You might have to change some beliefs and actions that are familiar to you now and feel like they are based in an objective reality, when in fact, there is no such thing. A belief is just a thought you keep thinking. Beliefs can change, and so can your opinion about what is real and what is possible.
The financial conditioning for the majority of people goes something like this:
* Go to work for a stable company and you will have job security.
* Work hard and you will earn a fair income.
* Avoid debt because all debt is bad.
* Minimize spending and put your money into savings.
* Focus on funding your retirement. Retirement planning should pay a fraction of what you made during your working years.
If these money statements sound familiar - even if they don't ring true, or make sense - then your financial conditioning needs revision in order for you to achieve financial freedom. For starters, rather than planning for retirement, how about planning for wealth?
First step: know exactly where you are right now- your net worth as of today. List all your assets, from cash on hand to retirement to home equity. List all your liabilities, from mortgage to credit card to student loans.
When you find the difference between your assets and liabilities, you know your net worth.
Next step: know your cash flow. Itemize your income and expenses. (By the way, the mortgage on your house is a liability; a monthly mortgage payment is an expense).
When you find the difference between income and expenses, you know your cash flow.

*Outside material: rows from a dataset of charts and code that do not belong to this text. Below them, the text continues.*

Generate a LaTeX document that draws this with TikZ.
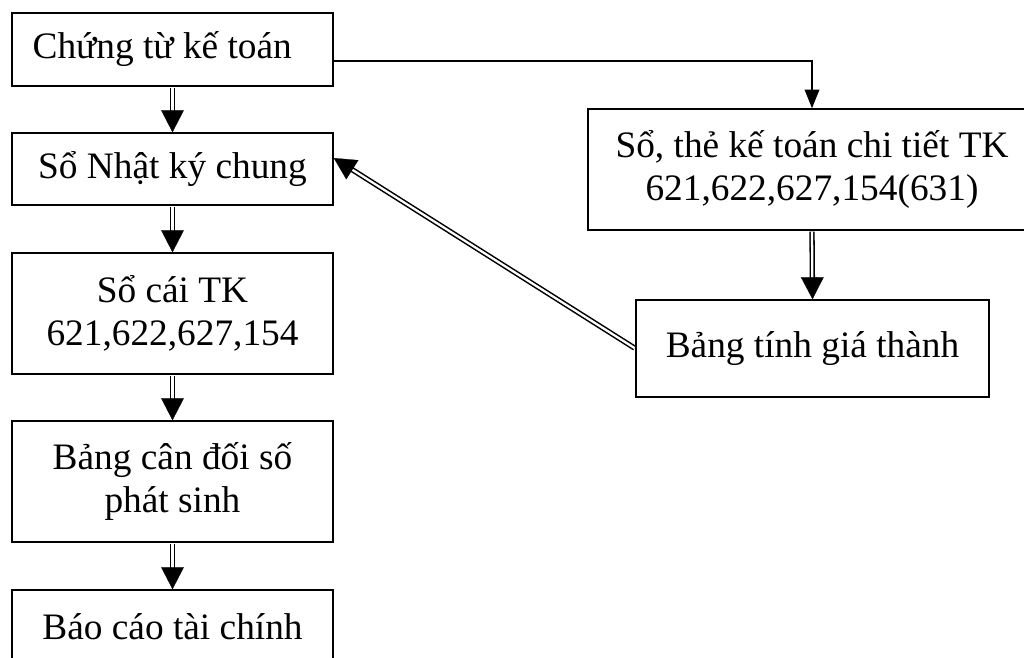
\documentclass[tikz,border=0pt]{standalone}
\usepackage{fontspec}
\setmainfont{Liberation Serif}
\usetikzlibrary{arrows.meta,calc}

% double-line connector: the shaft, then a solid head on top
\newcommand\dblconn[2]{%
  \draw[dblshaft] #1 -- #2;
  \draw[dblhead] #1 -- #2;}

\begin{document}
\begin{tikzpicture}[x=0.75pt,y=-0.75pt,
  box/.style={draw, line width=1.1pt, align=center, inner sep=0pt,
    font=\fontsize{28}{32}\selectfont},
  dblshaft/.style={draw=black, line width=1.15pt, double=white,
    double distance=1.7pt, shorten <=0.6pt, shorten >=15.5pt},
  dblhead/.style={draw=white, line width=0.2pt, shorten <=1.5pt,
    -{Triangle[length=16.5pt,width=17pt,color=black]}},
  single/.style={draw, line width=1pt,
    -{Triangle[length=14pt,width=11pt]}}]

\useasboundingbox (0,0) rectangle (1024,657);
\clip (0,0) rectangle (1024,657);

% left column
\node[box, minimum width=240.75pt, minimum height=54.75pt]
  (ct) at (172.5,49.5) {Chứng từ kế toán\hspace*{0.55em}};
\node[box, minimum width=240.75pt, minimum height=54pt]
  (nk) at (172.5,169) {Sổ Nhật ký chung};
\node[box, minimum width=240.75pt, minimum height=90.75pt]
  (sc) at (172.5,313.5) {Sổ cái TK\\621,622,627,154};
\node[box, minimum width=240.75pt, minimum height=90.75pt]
  (cd) at (172.5,481.5) {Bảng cân đối số\\phát sinh};
\node[box, minimum width=240.75pt, minimum height=54.75pt]
  (bc) at (172.5,626.5) {Báo cáo tài chính};

% right column
\node[box, minimum width=336pt, minimum height=90.75pt]
  (ctt) at (812,169.5) {Sổ, thẻ kế toán chi tiết TK\\621,622,627,154(631)};
\node[box, minimum width=264.75pt, minimum height=72.75pt]
  (gt) at (812.5,348.5) {Bảng tính giá thành};

% connectors
\draw[single] ($(ct.east)+(0,11.5)$) -| (ctt.north);

\dblconn{(ct.south)}{(nk.north)}
\dblconn{(nk.south)}{(sc.north)}
\dblconn{(sc.south)}{(cd.north)}
\dblconn{(cd.south)}{(bc.north)}
\dblconn{(ctt.south)}{(gt.north)}
\dblconn{(gt.west)}{($(nk.east)+(0,-11)$)}
\end{tikzpicture}
\end{document}
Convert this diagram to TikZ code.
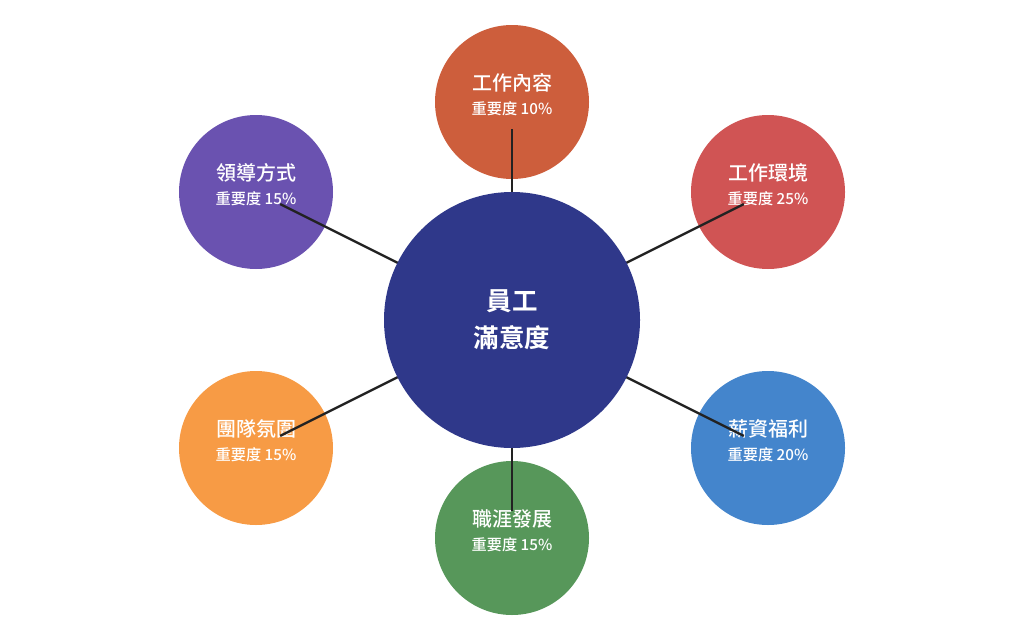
\documentclass[tikz,border=0pt]{standalone}
\usepackage{fontspec}
\newfontfamily\cjk{Noto Sans CJK TC}
\newfontfamily\cjkmed{Noto Sans CJK TC Medium}
\newfontfamily\cjkbold{Noto Sans CJK TC Bold}
\definecolor{cTop}{HTML}{CD5E3C}
\definecolor{cUR}{HTML}{D05454}
\definecolor{cUL}{HTML}{6A52B0}
\definecolor{cLL}{HTML}{F79B45}
\definecolor{cLR}{HTML}{4485CC}
\definecolor{cBot}{HTML}{57975A}
\definecolor{cCen}{HTML}{2F388A}
\definecolor{cLine}{HTML}{222222}
\tikzset{
  outer/.style={circle, minimum size=154pt, inner sep=0pt},
  center/.style={circle, minimum size=256pt, inner sep=0pt, fill=cCen},
  ttl/.style={text=white, font=\cjkmed\fontsize{20}{22}\selectfont},
  sub/.style={text=white, font=\cjkmed\fontsize{15.2}{17}\selectfont},
  ctext/.style={text=white, align=center, font=\cjkbold\fontsize{25.5}{37}\selectfont},
  link/.style={draw=cLine, line width=2.4pt, shorten >=27pt}
}
\begin{document}
\begin{tikzpicture}[x=1pt,y=1pt]
\useasboundingbox (0,0) rectangle (1024,-640);
% outer circles
\node[outer, fill=cTop] (top) at (512,-102) {};
\node[outer, fill=cUR] (ur) at (768,-192) {};
\node[outer, fill=cUL] (ul) at (256,-192) {};
\node[outer, fill=cLL] (ll) at (256,-448) {};
\node[outer, fill=cLR] (lr) at (768,-448) {};
\node[outer, fill=cBot] (bot) at (512,-538) {};
% labels
\foreach \n/\t/\s in {top/工作內容/重要度 10\%, ur/工作環境/重要度 25\%, ul/領導方式/重要度 15\%, ll/團隊氛圍/重要度 15\%, lr/薪資福利/重要度 20\%, bot/職涯發展/重要度 15\%}{
  \node[ttl] (\n-t) at ([yshift=19.5pt]\n.center) {\t};
  \node[sub] (\n-s) at ([yshift=-7pt]\n.center) {\s};
}
\coordinate (cc) at (512,-320);
\foreach \n in {top,ur,ul,ll,lr,bot}{
  \draw[link] (cc) -- (\n.center);
}
\node[center] (c) at (512,-320) {};
\node[ctext] (c-t) at (c.center) {員工\\滿意度};
\end{tikzpicture}
\end{document}
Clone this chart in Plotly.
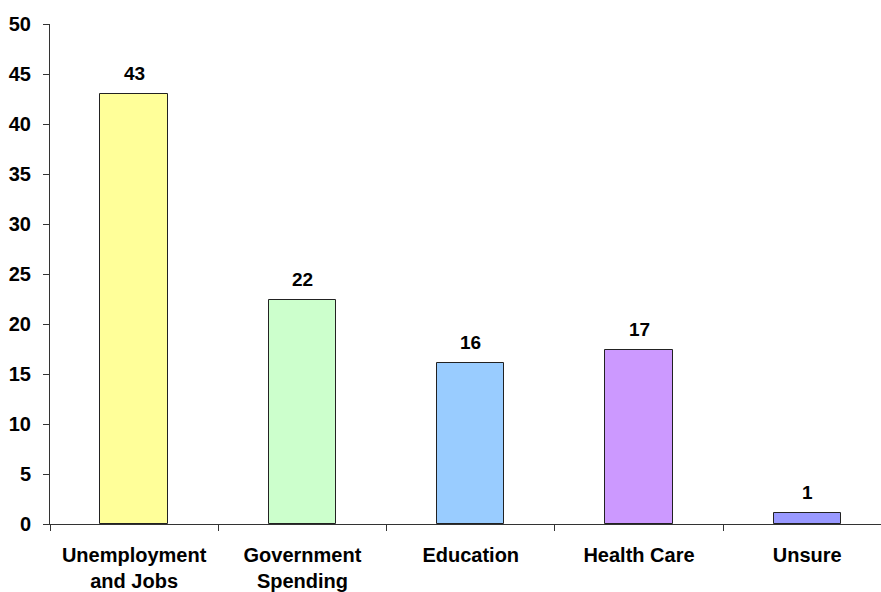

Once you know your net worth and your cash flow, you have a financial baseline from which to launch your financial freedom plan.
[A little incentive for you to do your financial baseline: most people tell me that when they do this inventory, they find money they didn't realize they had. Years ago, when I first did my financial baseline, I found papers for a fund worth about $7000 that I had from an early employer. I had forgotten about it when I left the company and moved to another city.]
The plan for financial freedom that you design involves sequencing, or doing the right thing at the right time, and there is no formula for that. It depends on your particular situation. But in general, you want to start with a focus on creating cash - not on paying down debt.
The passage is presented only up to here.